2. W.A.P. Luck, “A Model of Hydrogen-Bonded Liquids,” Angewandte Chemie International Edition in English, vol. 19, no. 1, pp. 28-41, 1980, doi: 10.1002/ANIE.198000281.
3. E. Vogt, A.S. Hansen, and H.G. Kjaergaard, “Local Modes of Vibration: The Effect of Low-Frequency Vibrations,” in Molecular Spectroscopy, vol. 2, Y. Ozaki, M.J. Wójcik, and J. Popp, Eds., Wiley-VCH Verlag GmbH & Co. KGaA, 2019, ch. 14, pp. 389-424. doi: 10.1002/9783527814596.ch14.
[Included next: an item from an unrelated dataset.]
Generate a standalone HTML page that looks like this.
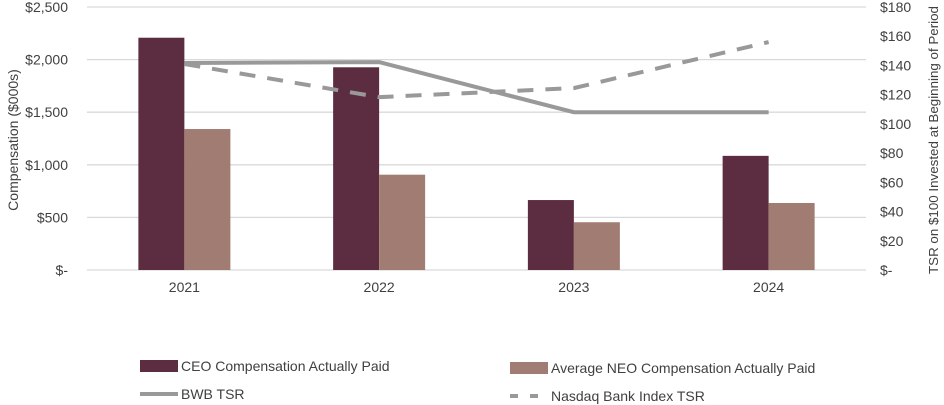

4. E. Drougkas et al., “Application of the Local Vibrational Mode Framework for the Spectroscopic Estimation of Free Hydroxyl Group Fractions in Pure Liquid Methanol-d3,” J Phys Chem B, pp. 129-10824, Oct. 2025, doi: 10.1021/ACS.JPCB.5C03059.
BOKS:
Deuteration
The substitution of methanol’s methyl hydrogen atoms with deuterium leads to a shift to the peaks related to methyl-related vibrational transitions, simplifying the statistical treatment of the spectra specifically for the treatment of the hydroxyl bands.